→ YOUR GOAL
Review the lines that follow and copy each one that contains the word "chart".

## BEGIN SUPPLIED DATA

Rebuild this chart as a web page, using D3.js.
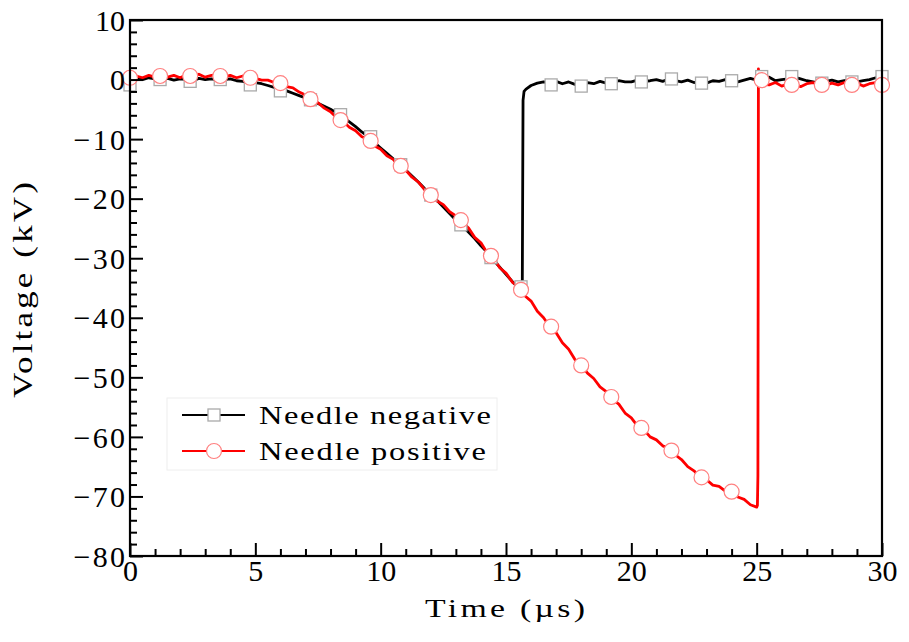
<!DOCTYPE html>
<html><head><meta charset="utf-8">
<script src="https://cdn.jsdelivr.net/npm/d3@7"></script>
<style>body{margin:0;background:#fff}svg{display:block}text{font-family:"Liberation Serif","DejaVu Serif",serif;fill:#000}</style>
</head><body><svg id="c" width="909" height="642"></svg>
<script>
// ---- data ----
const xTicks = [0,5,10,15,20,25,30];
const yTicks = [10,0,-10,-20,-30,-40,-50,-60,-70,-80];
const seriesNames = ["Needle negative","Needle positive"];
const xTitle = "Time (\u00b5s)";
const yTitle = "Voltage (kV)";

const negTime = [0,0.25,0.5,0.75,1,1.25,1.5,1.75,2,2.25,2.5,2.75,3,3.25,3.5,3.75,4,4.25,4.5,4.75,5,5.25,5.5,5.75,6,6.25,6.5,6.75,7,7.25,7.5,7.75,8,8.25,8.5,8.75,9,9.25,9.5,9.75,10,10.25,10.5,10.75,11,11.25,11.5,11.75,12,12.25,12.5,12.75,13,13.25,13.5,13.75,14,14.25,14.5,14.75,15,15.25,15.5,15.6,15.65,15.68,15.72,15.8,16,16.25,16.5,16.75,17,17.25,17.5,17.75,18,18.25,18.5,18.75,19,19.25,19.5,19.75,20,20.25,20.5,20.75,21,21.25,21.5,21.75,22,22.25,22.5,22.75,23,23.25,23.5,23.75,24,24.25,24.5,24.75,25,25.25,25.5,25.75,26,26.25,26.5,26.75,27,27.25,27.5,27.75,28,28.25,28.5,28.75,29,29.25,29.5,29.75,30];
const negVolt = [-0.3,0.2,0.0,0.3,0.1,0.0,0.2,-0.1,0.1,0.0,-0.2,0.2,0.0,0.1,-0.1,0.0,0.1,-0.2,-0.3,-0.6,-0.5,-0.7,-1.0,-1.3,-1.7,-1.9,-2.3,-2.7,-3.1,-3.5,-4.0,-4.5,-5.0,-5.6,-6.3,-7.1,-7.9,-8.8,-9.6,-10.6,-11.5,-12.4,-13.3,-14.2,-15.2,-16.2,-17.2,-18.3,-19.3,-20.3,-21.4,-22.5,-23.6,-24.6,-25.6,-26.7,-27.9,-29.0,-30.3,-31.5,-32.7,-33.9,-35.0,-35.8,-34.5,-3.5,-2.0,-1.6,-1.0,-0.6,-0.4,-0.6,-0.3,-0.7,-0.4,-0.8,-0.9,-0.5,-0.7,-0.3,-0.6,-0.5,-0.2,-0.4,-0.4,-0.1,-0.3,-0.2,0.0,-0.3,0.1,-0.2,-0.4,-0.1,-0.5,-0.3,-0.6,-0.2,-0.3,0.0,-0.2,-0.4,-0.1,0.2,-0.1,0.3,0.4,-0.2,0.0,0.1,0.4,0.1,-0.2,-0.4,-0.6,-0.3,-0.1,-0.4,-0.2,-0.1,-0.4,-0.2,0.0,0.3,0.5];

const posTime = [0,0.25,0.5,0.75,1,1.25,1.5,1.75,2,2.25,2.5,2.75,3,3.25,3.5,3.75,4,4.25,4.5,4.75,5,5.25,5.5,5.75,6,6.25,6.5,6.75,7,7.25,7.5,7.75,8,8.25,8.5,8.75,9,9.25,9.5,9.75,10,10.25,10.5,10.75,11,11.25,11.5,11.75,12,12.25,12.5,12.75,13,13.25,13.5,13.75,14,14.25,14.5,14.75,15,15.25,15.5,15.75,16,16.25,16.5,16.75,17,17.25,17.5,17.75,18,18.25,18.5,18.75,19,19.25,19.5,19.75,20,20.25,20.5,20.75,21,21.25,21.5,21.75,22,22.25,22.5,22.75,23,23.25,23.5,23.75,24,24.25,24.5,24.75,25,25.03,25.05,25.07,25.12,25.25,25.5,25.75,26,26.25,26.5,26.75,27,27.25,27.5,27.75,28,28.25,28.5,28.75,29,29.25,29.5,29.75,30];
const posVolt = [0.3,0.6,0.3,0.7,0.4,0.8,0.4,0.7,0.3,0.8,0.5,0.9,0.4,0.7,0.8,0.4,0.7,0.3,0.6,0.3,0.2,-0.1,-0.1,-0.5,-0.6,-1.2,-1.4,-2.1,-2.6,-3.4,-3.9,-4.8,-5.4,-6.4,-7.0,-8.0,-8.6,-9.6,-10.0,-11.1,-11.7,-12.8,-13.4,-14.6,-15.2,-16.4,-17.2,-18.5,-19.2,-20.4,-21.0,-22.2,-22.9,-24.0,-24.9,-26.5,-27.4,-29.1,-30.0,-31.6,-32.5,-34.0,-34.8,-36.3,-37.2,-38.9,-40.0,-41.5,-42.5,-44.2,-45.3,-47.0,-47.9,-49.3,-50.2,-51.6,-52.4,-53.7,-54.5,-56.0,-56.8,-58.2,-58.8,-60.0,-60.5,-61.5,-61.9,-63.0,-63.8,-65.0,-65.7,-66.8,-67.2,-68.1,-68.3,-69.1,-69.2,-70.1,-70.5,-71.4,-71.8,-71.5,-66.5,1.8,-0.6,-0.8,-0.9,-0.5,-1.1,-0.7,-0.6,-1.2,-0.7,-0.5,-1.0,-1.0,-0.6,-0.9,-0.5,-1.0,-0.6,-1.1,-0.7,-0.5,-1.0,-0.6,-0.8];

const markerTime = [0,1.2,2.4,3.6,4.8,6.0,7.2,8.4,9.6,10.8,12,13.2,14.4,15.6,16.8,18,19.2,20.4,21.6,22.8,24,25.2,26.4,27.6,28.8,30];
const negMarkerVolt = [-0.9,0.0,-0.3,0.0,-0.9,-1.9,-3.4,-5.9,-9.6,-14.3,-19.4,-24.4,-29.9,-34.8,-0.9,-1.1,-0.7,-0.4,0.1,-0.6,-0.2,0.5,0.5,-0.6,-0.4,0.5];
const posMarkerVolt = [0.3,0.6,0.6,0.6,0.3,-0.6,-3.3,-6.8,-10.3,-14.5,-19.4,-23.6,-29.6,-35.3,-41.5,-48.0,-53.3,-58.5,-62.3,-66.8,-69.2,-0.1,-0.9,-0.9,-0.9,-0.9];

// ---- chart ----
const svg = d3.select("#c");
const L=130, R=882, T=20, B=556;
const x = d3.scaleLinear().domain([0,30]).range([L,R]);
const y = d3.scaleLinear().domain([-80,10]).range([B,T]);

svg.append("defs").append("clipPath").attr("id","pc")
  .append("rect").attr("x",L).attr("y",T).attr("width",R-L).attr("height",B-T);

const line = d3.line().x(d=>x(d[0])).y(d=>y(d[1]));
const negData = negTime.map((t,i)=>[t,negVolt[i]]);
const posData = posTime.map((t,i)=>[t,posVolt[i]]);

const g = svg.append("g").attr("clip-path","url(#pc)");
g.append("path").datum(negData).attr("d",line).attr("fill","none").attr("stroke","#000").attr("stroke-width",2.8).attr("stroke-linejoin","round");
g.append("path").datum(posData).attr("d",line).attr("fill","none").attr("stroke","#ff0000").attr("stroke-width",2.8).attr("stroke-linejoin","round");

const sq = 12;
svg.append("g").selectAll("rect").data(markerTime.map((t,i)=>[t,negMarkerVolt[i]])).join("rect")
  .attr("x",d=>x(d[0])-sq/2).attr("y",d=>y(d[1])-sq/2).attr("width",sq).attr("height",sq)
  .attr("fill","#fff").attr("stroke","#aaaaaa").attr("stroke-width",1.3);
svg.append("g").selectAll("circle").data(markerTime.map((t,i)=>[t,posMarkerVolt[i]])).join("circle")
  .attr("cx",d=>x(d[0])).attr("cy",d=>y(d[1])).attr("r",7.5)
  .attr("fill","#fff").attr("stroke","#ff8080").attr("stroke-width",1.2);

// axes
const fs = 30;
const fmt = v => v<0 ? "\u2212"+Math.abs(v) : String(v);
const labW = v => (v<0 ? 0.72*fs : 0) + String(Math.abs(v)).length*0.5*fs;
const xAxis = svg.append("g").attr("transform",`translate(0,${B})`)
  .call(d3.axisBottom(x).tickValues(xTicks).tickFormat(fmt).tickSizeInner(-13).tickSizeOuter(0).tickPadding(25));
const xMinor = svg.append("g").attr("transform",`translate(0,${B})`)
  .call(d3.axisBottom(x).tickValues(d3.range(0,31,1).filter(v=>v%5!==0)).tickFormat("").tickSizeInner(-7).tickSizeOuter(0));
const yAxis = svg.append("g").attr("transform",`translate(${L},0)`)
  .call(d3.axisLeft(y).tickValues(yTicks).tickFormat(fmt).tickSizeInner(-13).tickSizeOuter(0).tickPadding(5));
const yMinor = svg.append("g").attr("transform",`translate(${L},0)`)
  .call(d3.axisLeft(y).tickValues(d3.range(-80,11,2).filter(v=>v%10!==0)).tickFormat("").tickSizeInner(-7).tickSizeOuter(0));
[xAxis,xMinor,yAxis,yMinor].forEach(a=>{a.select(".domain").remove();a.selectAll("line").attr("stroke","#000").attr("stroke-width",2);});
xAxis.selectAll("text").attr("font-size",fs).attr("dy","0");
yAxis.selectAll("text").attr("font-size",fs).attr("dy","0.34em")
  .attr("textLength",d=>labW(d)).attr("lengthAdjust","spacing");

svg.append("rect").attr("x",L).attr("y",T).attr("width",R-L).attr("height",B-T).attr("fill","none").attr("stroke","#000").attr("stroke-width",2.2);

// fit text to a target width: stretch glyphs moderately, then spread the rest
function fitText(sel, target, tf, maxS){
  const nat = sel.node().getComputedTextLength();
  const s = Math.min(maxS, target/nat);
  sel.attr("transform", tf + ` scale(${s},1)`);
  if (target/s > nat + 0.5) sel.attr("textLength", target/s).attr("lengthAdjust","spacing");
}
const tx = svg.append("text").attr("text-anchor","middle").attr("font-size",26).text(xTitle);
fitText(tx,160,"translate(505,617)",1.3);
const ty = svg.append("text").attr("text-anchor","middle").attr("font-size",27).text(yTitle);
fitText(ty,216,"translate(32,290) rotate(-90)",1.3);

// legend
const lg = svg.append("g");
lg.append("rect").attr("x",167).attr("y",398).attr("width",330).attr("height",72).attr("fill","#fff").attr("stroke","#eeeeee").attr("stroke-width",1);
const rows=[{y:415,c:"#000",m:"sq"},{y:451,c:"#ff0000",m:"ci"}];
const legW=[232,227];
rows.forEach((r,i)=>{
  lg.append("line").attr("x1",182).attr("x2",245).attr("y1",r.y).attr("y2",r.y).attr("stroke",r.c).attr("stroke-width",2);
  if(r.m==="sq") lg.append("rect").attr("x",214-6).attr("y",r.y-6).attr("width",12).attr("height",12).attr("fill","#fff").attr("stroke","#aaa").attr("stroke-width",1.3);
  else lg.append("circle").attr("cx",214).attr("cy",r.y).attr("r",7.5).attr("fill","#fff").attr("stroke","#ff8080").attr("stroke-width",1.2);
  const t = lg.append("text").attr("font-size",25).text(seriesNames[i]);
  fitText(t, legW[i], `translate(259,${r.y+9})`, 1.3);
});
</script></body></html>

## END SUPPLIED DATA

→ THE RESULT
Rebuild this chart as a web page, using D3.js.
// ---- chart ----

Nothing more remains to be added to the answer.